Stevey argues that Amazon is way better at building platforms than Google is:
So one day Jeff Bezos issued a mandate. He's doing that all the time, of course, and people scramble like ants being pounded with a rubber mallet whenever it happens. But on one occasion -- back around 2002 I think, plus or minus a year -- he issued a mandate that was so out there, so huge and eye-bulgingly ponderous, that it made all of his other mandates look like unsolicited peer bonuses.
His Big Mandate went something along these lines:
1. All teams will henceforth expose their data and functionality through service interfaces.
2. Teams must communicate with each other through these interfaces.
3. There will be no other form of interprocess communication allowed: no direct linking, no direct reads of another team's data store, no shared-memory model, no back-doors whatsoever. The only communication allowed is via service interface calls over the network.
4. It doesn't matter what technology they use. HTTP, Corba, Pubsub, custom protocols -- doesn't matter. Bezos doesn't care.
5. All service interfaces, without exception, must be designed from the ground up to be externalizable. That is to say, the team must plan and design to be able to expose the interface to developers in the outside world. No exceptions.
6. Anyone who doesn't do this will be fired.
7. Thank you; have a nice day!
Ha, ha! You 150-odd ex-Amazon folks here will of course realize immediately that #7 was a little joke I threw in, because Bezos most definitely does not give a shit about your day.

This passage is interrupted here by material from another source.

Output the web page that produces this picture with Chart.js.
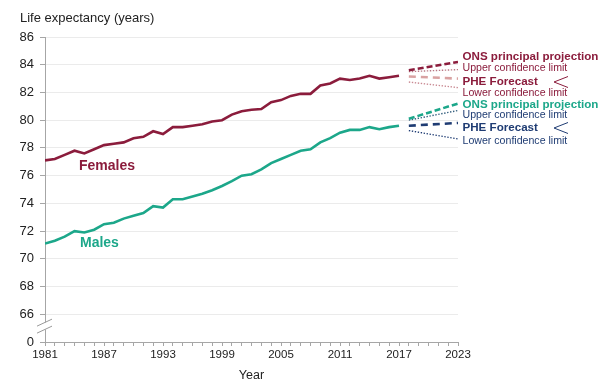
<!DOCTYPE html>
<html><head><meta charset="utf-8">
<script src="https://cdn.jsdelivr.net/npm/chart.js@4.4.1/dist/chart.umd.min.js"></script>
<style>html,body{margin:0;padding:0;background:#fff;}#wrap{width:611px;height:387px;}</style>
</head><body><div id="wrap"><canvas id="c" width="611" height="387"></canvas></div>
<script>
// ---- data ----
const years = [1981,1982,1983,1984,1985,1986,1987,1988,1989,1990,1991,1992,1993,1994,1995,1996,1997,1998,1999,
  2000,2001,2002,2003,2004,2005,2006,2007,2008,2009,2010,2011,2012,2013,2014,2015,2016,2017];
const females = [77.1,77.2,77.5,77.8,77.6,77.9,78.2,78.3,78.4,78.7,78.8,79.2,79.0,79.5,79.5,79.6,79.7,79.9,80.0,
  80.4,80.65,80.75,80.8,81.3,81.45,81.75,81.9,81.9,82.5,82.65,83.0,82.9,83.0,83.2,83.0,83.1,83.2];
const males = [71.1,71.3,71.6,72.0,71.9,72.1,72.5,72.6,72.9,73.1,73.3,73.8,73.7,74.3,74.3,74.5,74.7,74.95,75.25,
  75.6,76.0,76.1,76.45,76.9,77.2,77.5,77.8,77.9,78.4,78.7,79.1,79.3,79.3,79.5,79.35,79.5,79.6];
const forecastYears = [2018, 2023];
const femaleONS = [83.6, 84.2];
const femaleUpper = [83.5, 83.65];
const femalePHE = [83.15, 83.0];
const femaleLower = [82.75, 82.35];
const maleONS = [80.1, 81.2];
const maleUpper = [80.0, 80.7];
const malePHE = [79.6, 79.8];
const maleLower = [79.25, 78.65];
const yTicks = [64,66,68,70,72,74,76,78,80,82,84,86];
const yTickLabels = ['0','66','68','70','72','74','76','78','80','82','84','86'];
const xLabelYears = [1981,1987,1993,1999,2005,2011,2017,2023];
const yTitle = 'Life expectancy (years)';
const xTitle = 'Year';
const seriesNames = ['Females','Males'];
const rightLabels = [
  ['ONS principal projection', 'f', true],
  ['Upper confidence limit', 'f', false],
  ['PHE Forecast', 'f', true],
  ['Lower confidence limit', 'f', false],
  ['ONS principal projection', 'm', true],
  ['Upper confidence limit', 'm', false],
  ['PHE Forecast', 'm', true],
  ['Lower confidence limit', 'm', false]
];

// ---- styles ----
const FONT = "'Liberation Sans', Arial, sans-serif";
const C_F = '#8B1C3C', C_M = '#1CA78A', C_PINK = '#D9A2A2', C_NAVY = '#1F3C73';
const pts = (xs, ys) => xs.map((x, i) => ({x, y: ys[i]}));

const labelPlugin = {
  id: 'labels',
  afterDraw(chart) {
    const ctx = chart.ctx;
    const ys = chart.scales.y;
    ctx.save();
    ctx.textBaseline = 'middle';
    ctx.textAlign = 'left';
    ctx.fillStyle = '#222';
    ctx.font = '13px ' + FONT;
    ctx.fillText(yTitle, 20, 18);
    ctx.font = 'bold 14px ' + FONT;
    ctx.fillStyle = C_F;
    ctx.fillText(seriesNames[0], 79, 166);
    ctx.fillStyle = C_M;
    ctx.fillText(seriesNames[1], 80, 243);
    const ly = [57, 68.5, 81.5, 93.5, 104.5, 115.5, 127.5, 141];
    const cols = [C_F, C_F, C_F, C_F, C_M, C_NAVY, C_NAVY, C_NAVY];
    rightLabels.forEach((r, i) => {
      ctx.font = (r[2] ? 'bold 11.6px ' : '10.6px ') + FONT;
      ctx.fillStyle = cols[i];
      ctx.fillText(r[0], 462.5, ly[i]);
    });
    ctx.lineWidth = 1;
    [[C_F, 82], [C_NAVY, 128]].forEach(([c, y]) => {
      ctx.strokeStyle = c;
      ctx.beginPath();
      ctx.moveTo(568, y - 5.5); ctx.lineTo(554, y); ctx.lineTo(568, y + 5.5);
      ctx.stroke();
    });
    const yb = ys.getPixelForValue(65);
    ctx.fillStyle = '#fff';
    ctx.beginPath();
    ctx.moveTo(38, yb + 5); ctx.lineTo(52, yb - 2); ctx.lineTo(52, yb - 9); ctx.lineTo(38, yb - 2);
    ctx.closePath(); ctx.fill();
    ctx.strokeStyle = '#999';
    ctx.lineWidth = 1;
    [0, 7].forEach(d => {
      ctx.beginPath();
      ctx.moveTo(37, yb + 5 - d); ctx.lineTo(52, yb - 2 - d);
      ctx.stroke();
    });
    ctx.restore();
  }
};

const dash = (label, xs, ys, color, width, d) => ({
  label, data: pts(xs, ys), borderColor: color, borderWidth: width, borderDash: d,
  pointRadius: 0, tension: 0, fill: false
});

new Chart(document.getElementById('c'), {
  type: 'line',
  data: {
    datasets: [
      dash('Females', years, females, C_F, 2.6, []),
      dash('Males', years, males, C_M, 2.6, []),
      dash('F ONS', forecastYears, femaleONS, C_F, 2.6, [6, 3]),
      dash('F Upper', forecastYears, femaleUpper, '#B87884', 1.4, [1.4, 1.6]),
      dash('F PHE', forecastYears, femalePHE, C_PINK, 2.6, [7, 5]),
      dash('F Lower', forecastYears, femaleLower, '#C98A93', 1.4, [1.4, 1.6]),
      dash('M ONS', forecastYears, maleONS, C_M, 2.6, [6, 3]),
      dash('M Upper', forecastYears, maleUpper, '#35607F', 1.4, [1.4, 1.6]),
      dash('M PHE', forecastYears, malePHE, C_NAVY, 2.6, [7, 5]),
      dash('M Lower', forecastYears, maleLower, C_NAVY, 1.4, [1.4, 1.6])
    ]
  },
  options: {
    responsive: false, animation: false, devicePixelRatio: 1,
    layout: { padding: { left: 0, right: 153, top: 37, bottom: 0 } },
    plugins: { legend: { display: false }, tooltip: { enabled: false } },
    scales: {
      x: {
        type: 'linear', min: 1981, max: 2023,
        afterFit: s => { s.height = 45; },
        afterBuildTicks: s => { s.ticks = years.concat([2018,2019,2020,2021,2022,2023]).map(v => ({value: v})); },
        ticks: {
          autoSkip: false, maxRotation: 0, padding: 2, color: '#222',
          font: { family: FONT, size: 11.5 },
          callback: v => xLabelYears.includes(v) ? String(v) : ''
        },
        grid: { drawOnChartArea: false, drawTicks: true, tickLength: 4, color: '#a6a6a6' },
        border: { color: '#a6a6a6', width: 1 },
        title: { display: true, text: xTitle, color: '#222', font: { family: FONT, size: 12.5 }, padding: { top: 0, bottom: 4 } }
      },
      y: {
        min: 64, max: 86,
        afterFit: s => { s.width = 45; },
        afterBuildTicks: s => { s.ticks = yTicks.map(v => ({value: v})); },
        ticks: {
          padding: 6, color: '#222', font: { family: FONT, size: 13 },
          callback: (v) => yTickLabels[yTicks.indexOf(v)]
        },
        grid: {
          color: c => (c.tick && c.tick.value === 64) ? 'rgba(0,0,0,0)' : '#ebebeb',
          tickColor: '#a6a6a6', tickLength: 5, drawTicks: true
        },
        border: { color: '#a6a6a6', width: 1 }
      }
    }
  },
  plugins: [labelPlugin]
});
</script></body></html>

This is all written nearly a decade ago now so it’s probably not the case today. But the reason why this post caught my attention is because I reckon this is something that relates to design systems somewhat: most folks think that design systems should be owned by a product team at a company but this is totally the wrong way to think about it in my opinion. Yes, a DS team is supporting multiple products — apps, websites, internal tools — but really they’re platform people. They should care first and foremost about the platform.
The platform in this example would be their component library, the styles, their guide, their design process feedback. Which is weird because I’m a product designer on a platform team and so the job description doesn’t make much sense to me. Platform designer sounds better.
Anyway, I loved this post a great deal and this distinction between platforms and products made something click in my head that I’ve been thinking about for a long time but have been unable to put into words.